**Records with drawing code:**
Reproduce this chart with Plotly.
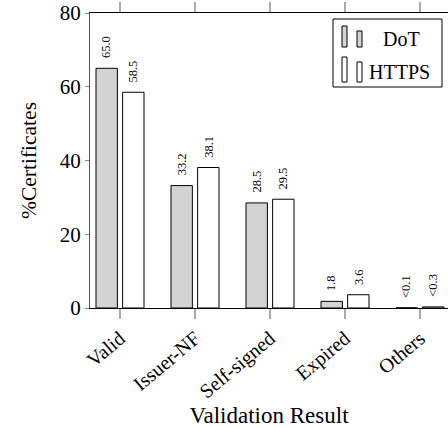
import plotly.graph_objects as go

categories = ["Valid", "Issuer-NF", "Self-signed", "Expired", "Others"]
dot_values = [65.0, 33.2, 28.5, 1.8, 0.05]
https_values = [58.5, 38.1, 29.5, 3.6, 0.3]
dot_labels = ["65.0", "33.2", "28.5", "1.8", "&lt;0.1"]
https_labels = ["58.5", "38.1", "29.5", "3.6", "&lt;0.3"]
y_ticks = [0, 20, 40, 60, 80]

W, H = 448, 429
ML, MR, MT, MB = 90, 0, 13, 121
SERIF = "Liberation Serif, Times New Roman, serif"

BAR_W = 0.285
DOT_OFF = -0.32
HTTPS_OFF = 0.035

fig = go.Figure()
fig.add_trace(go.Bar(
    x=categories, y=dot_values, name="DoT",
    width=BAR_W, offset=DOT_OFF,
    marker=dict(color="#d3d3d3", line=dict(color="black", width=1)),
))
fig.add_trace(go.Bar(
    x=categories, y=https_values, name="HTTPS",
    width=BAR_W, offset=HTTPS_OFF,
    marker=dict(color="white", line=dict(color="black", width=1)),
))

annotations = []
for i, (v, t) in enumerate(zip(dot_values, dot_labels)):
    annotations.append(dict(x=i + DOT_OFF + BAR_W / 2, y=v, xref="x", yref="y",
                            text=t, showarrow=False, textangle=-90,
                            xanchor="center", yanchor="bottom", yshift=8,
                            font=dict(family=SERIF, size=12.5, color="black")))
for i, (v, t) in enumerate(zip(https_values, https_labels)):
    annotations.append(dict(x=i + HTTPS_OFF + BAR_W / 2, y=v, xref="x", yref="y",
                            text=t, showarrow=False, textangle=-90,
                            xanchor="center", yanchor="bottom", yshift=8,
                            font=dict(family=SERIF, size=12.5, color="black")))

# custom legend (pixel -> paper conversion)
PW = W - ML - MR
PH = H - MT - MB
def px(x):
    return (x - ML) / PW
def py(y):
    return (H - MB - y) / PH

shapes = [
    dict(type="rect", xref="paper", yref="paper", x0=px(333), x1=px(442), y0=py(87), y1=py(19),
         line=dict(color="black", width=1), fillcolor="white", layer="above"),
    dict(type="rect", xref="paper", yref="paper", x0=px(342), x1=px(347), y0=py(47), y1=py(26),
         line=dict(color="black", width=1), fillcolor="#d3d3d3", layer="above"),
    dict(type="rect", xref="paper", yref="paper", x0=px(357), x1=px(362), y0=py(47), y1=py(31),
         line=dict(color="black", width=1), fillcolor="#d3d3d3", layer="above"),
    dict(type="rect", xref="paper", yref="paper", x0=px(342), x1=px(347), y0=py(82), y1=py(57),
         line=dict(color="black", width=1), fillcolor="white", layer="above"),
    dict(type="rect", xref="paper", yref="paper", x0=px(357), x1=px(362), y0=py(82), y1=py(62),
         line=dict(color="black", width=1), fillcolor="white", layer="above"),
]
annotations.append(dict(xref="paper", yref="paper", x=px(381), y=py(39), text="DoT",
                        showarrow=False, xanchor="left", yanchor="middle",
                        font=dict(family=SERIF, size=20, color="black")))
annotations.append(dict(xref="paper", yref="paper", x=px(367), y=py(72), text="HTTPS",
                        showarrow=False, xanchor="left", yanchor="middle",
                        font=dict(family=SERIF, size=20, color="black")))

fig.update_layout(
    width=W, height=H,
    margin=dict(l=ML, r=MR, t=MT, b=MB, pad=0, autoexpand=False),
    paper_bgcolor="white", plot_bgcolor="white",
    barmode="overlay", showlegend=False,
    font=dict(family=SERIF, color="black"),
    annotations=annotations, shapes=shapes,
)
fig.update_xaxes(
    type="category", categoryorder="array", categoryarray=categories,
    range=[-0.4, -0.4 + PW / 75.0], automargin=False,
    showline=True, linecolor="black", linewidth=1, mirror="ticks",
    ticks="outside", ticklen=10, tickwidth=1.5, tickcolor="#aaaaaa",
    tickangle=-40, tickfont=dict(family=SERIF, size=20, color="black"),
    showgrid=False, zeroline=False,
    title=dict(text="Validation Result", font=dict(family=SERIF, size=23, color="black"), standoff=0),
)
fig.update_yaxes(
    range=[0, 80], tickvals=y_ticks, automargin=False,
    showline=True, linecolor="#555555", linewidth=1,
    ticks="outside", ticklen=4, tickwidth=1, tickcolor="#888888",
    tickfont=dict(family=SERIF, size=21, color="black"),
    showgrid=False, zeroline=False,
    title=dict(text="%Certificates", font=dict(family=SERIF, size=21.5, color="black"), standoff=17),
)

# remove the browser's default 8px body margin so the figure sits at the window origin
fig.write_html("out.html", config={"displayModeBar": False},
               post_script="document.body.style.margin='0px';document.body.style.overflow='hidden';")
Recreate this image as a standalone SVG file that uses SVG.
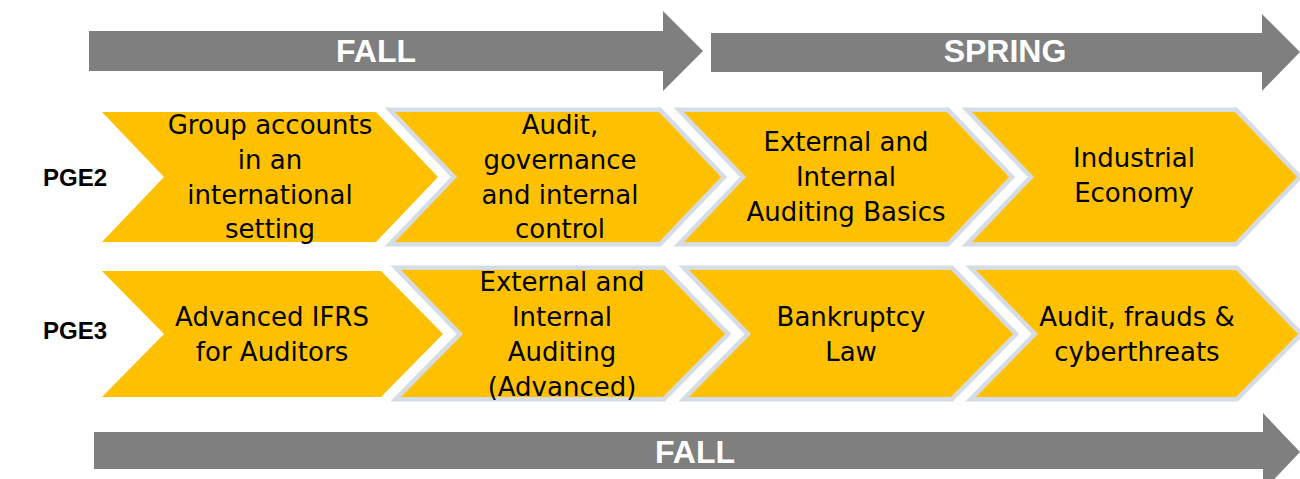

**Stated exercise:**
Any pictures should be dropped; transcribe the rest of the records above exactly.

**Exercise response:**
Reproduce this chart with Plotly.
import plotly.graph_objects as go

categories = ["Valid", "Issuer-NF", "Self-signed", "Expired", "Others"]
dot_values = [65.0, 33.2, 28.5, 1.8, 0.05]
https_values = [58.5, 38.1, 29.5, 3.6, 0.3]
dot_labels = ["65.0", "33.2", "28.5", "1.8", "&lt;0.1"]
https_labels = ["58.5", "38.1", "29.5", "3.6", "&lt;0.3"]
y_ticks = [0, 20, 40, 60, 80]

W, H = 448, 429
ML, MR, MT, MB = 90, 0, 13, 121
SERIF = "Liberation Serif, Times New Roman, serif"

BAR_W = 0.285
DOT_OFF = -0.32
HTTPS_OFF = 0.035

fig = go.Figure()
fig.add_trace(go.Bar(
    x=categories, y=dot_values, name="DoT",
    width=BAR_W, offset=DOT_OFF,
    marker=dict(color="#d3d3d3", line=dict(color="black", width=1)),
))
fig.add_trace(go.Bar(
    x=categories, y=https_values, name="HTTPS",
    width=BAR_W, offset=HTTPS_OFF,
    marker=dict(color="white", line=dict(color="black", width=1)),
))

annotations = []
for i, (v, t) in enumerate(zip(dot_values, dot_labels)):
    annotations.append(dict(x=i + DOT_OFF + BAR_W / 2, y=v, xref="x", yref="y",
                            text=t, showarrow=False, textangle=-90,
                            xanchor="center", yanchor="bottom", yshift=8,
                            font=dict(family=SERIF, size=12.5, color="black")))
for i, (v, t) in enumerate(zip(https_values, https_labels)):
    annotations.append(dict(x=i + HTTPS_OFF + BAR_W / 2, y=v, xref="x", yref="y",
                            text=t, showarrow=False, textangle=-90,
                            xanchor="center", yanchor="bottom", yshift=8,
                            font=dict(family=SERIF, size=12.5, color="black")))

# custom legend (pixel -> paper conversion)
PW = W - ML - MR
PH = H - MT - MB
def px(x):
    return (x - ML) / PW
def py(y):
    return (H - MB - y) / PH

shapes = [
    dict(type="rect", xref="paper", yref="paper", x0=px(333), x1=px(442), y0=py(87), y1=py(19),
         line=dict(color="black", width=1), fillcolor="white", layer="above"),
    dict(type="rect", xref="paper", yref="paper", x0=px(342), x1=px(347), y0=py(47), y1=py(26),
         line=dict(color="black", width=1), fillcolor="#d3d3d3", layer="above"),
    dict(type="rect", xref="paper", yref="paper", x0=px(357), x1=px(362), y0=py(47), y1=py(31),
         line=dict(color="black", width=1), fillcolor="#d3d3d3", layer="above"),
    dict(type="rect", xref="paper", yref="paper", x0=px(342), x1=px(347), y0=py(82), y1=py(57),
         line=dict(color="black", width=1), fillcolor="white", layer="above"),
    dict(type="rect", xref="paper", yref="paper", x0=px(357), x1=px(362), y0=py(82), y1=py(62),
         line=dict(color="black", width=1), fillcolor="white", layer="above"),
]
annotations.append(dict(xref="paper", yref="paper", x=px(381), y=py(39), text="DoT",
                        showarrow=False, xanchor="left", yanchor="middle",
                        font=dict(family=SERIF, size=20, color="black")))
annotations.append(dict(xref="paper", yref="paper", x=px(367), y=py(72), text="HTTPS",
                        showarrow=False, xanchor="left", yanchor="middle",
                        font=dict(family=SERIF, size=20, color="black")))

fig.update_layout(
    width=W, height=H,
    margin=dict(l=ML, r=MR, t=MT, b=MB, pad=0, autoexpand=False),
    paper_bgcolor="white", plot_bgcolor="white",
    barmode="overlay", showlegend=False,
    font=dict(family=SERIF, color="black"),
    annotations=annotations, shapes=shapes,
)
fig.update_xaxes(
    type="category", categoryorder="array", categoryarray=categories,
    range=[-0.4, -0.4 + PW / 75.0], automargin=False,
    showline=True, linecolor="black", linewidth=1, mirror="ticks",
    ticks="outside", ticklen=10, tickwidth=1.5, tickcolor="#aaaaaa",
    tickangle=-40, tickfont=dict(family=SERIF, size=20, color="black"),
    showgrid=False, zeroline=False,
    title=dict(text="Validation Result", font=dict(family=SERIF, size=23, color="black"), standoff=0),
)
fig.update_yaxes(
    range=[0, 80], tickvals=y_ticks, automargin=False,
    showline=True, linecolor="#555555", linewidth=1,
    ticks="outside", ticklen=4, tickwidth=1, tickcolor="#888888",
    tickfont=dict(family=SERIF, size=21, color="black"),
    showgrid=False, zeroline=False,
    title=dict(text="%Certificates", font=dict(family=SERIF, size=21.5, color="black"), standoff=17),
)

# remove the browser's default 8px body margin so the figure sits at the window origin
fig.write_html("out.html", config={"displayModeBar": False},
               post_script="document.body.style.margin='0px';document.body.style.overflow='hidden';")
Recreate this image as a standalone SVG file that uses SVG.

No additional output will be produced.